Mary Robinson learns about an early-warning weather system being established in Namatumba District to enable communities to adapt to increasingly unpredictable and extreme weather being experienced in the region.
Last year, The Elders backed the call for 50 per cent of overall climate finance to be committed to adaptation. In the final days of COP26 the deal labelled the ‘Glasgow Climate Pact’, though imperfect, did set an unprecedented goal for developed countries to double the funding provided to developing countries for adaptation by 2025. Now, nearly at the end of 2022, we must prevent this pledge from becoming another broken promise to the world’s most vulnerable communities: we need to see a roadmap put in place for delivery. I have seen in Uganda how effective adaptation projects can be for communities struggling to adjust to the new realities of living with the climate crisis. Adaptation finance must no longer be seen as an optional extra after mitigation finance. Both are essential, both need to materialise now.
"I have seen in Uganda how effective adaptation projects can be for communities struggling to adjust to the new realities of living with the climate crisis." - Mary Robinson
As my friend the young activist Vanessa Nakate so eloquently states, there are impacts of the climate crisis to which we cannot adapt. People cannot adapt to their island home being swallowed by rising sea levels, people cannot adapt to unliveable temperatures, people cannot adapt to their lives and livelihoods being decimated by typhoons or hurricanes. For too long small countries have had to fight to have an agenda item on loss and damage at the climate COPs. Loss and damage must not only be an agenda item at COP27 in Egypt, we also need to see action on a dedicated funding mechanism set up. This COP is being coined the African COP. If this moniker holds any truth, then the concerns of ordinary African people must be heard: loss and damage is without any doubt one of those concerns.
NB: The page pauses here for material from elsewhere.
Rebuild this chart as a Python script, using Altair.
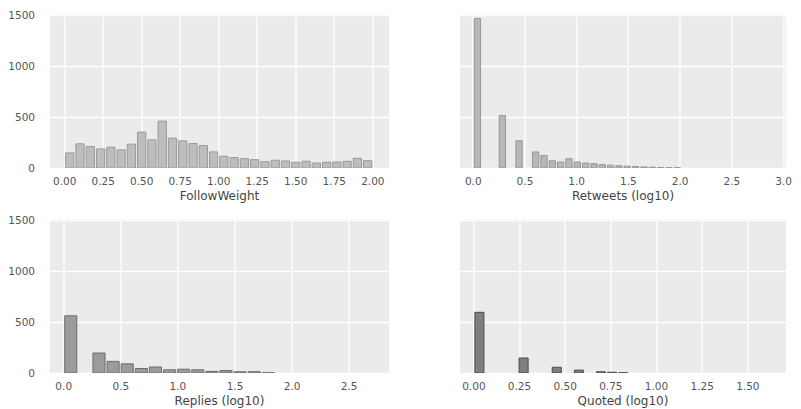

Mary Robinson and Vanessa Nakate listen to Alphonse describing the impact the climate crisis is already having on his family and on those in his community in the east of Uganda.
As I sat under a tree looking out over the wetlands in Namatumba District in Uganda, an older farmer gently told me of his struggles in coping with the changes wrought on his land by climate change. He explained that if nothing was done by world leaders, “you may as well prepare our graves now.” For farmers like Alphonse, climate change is not an abstract thing. It is real, it is lived every single day, and he feels the urgency weighing on him. When we focus on the human dimension of climate change, we see the effects of the problem differently and we then approach the solutions differently too. Therefore, my plea ahead of COP27 to world leaders is that they start to listen – to really listen – to the experiences of those on the frontlines of the climate crisis. Listen to the experiences of people like Alphonse, Constance and Vanessa. Allow them to bear witness to their experiences - because if we are truly listening it will change policy outcomes and it will drive action.
The climate crisis is outside of all our experience, it is exigent, it is already devastating lives. We don’t have time for more empty words or hollow pledges - we need climate action now.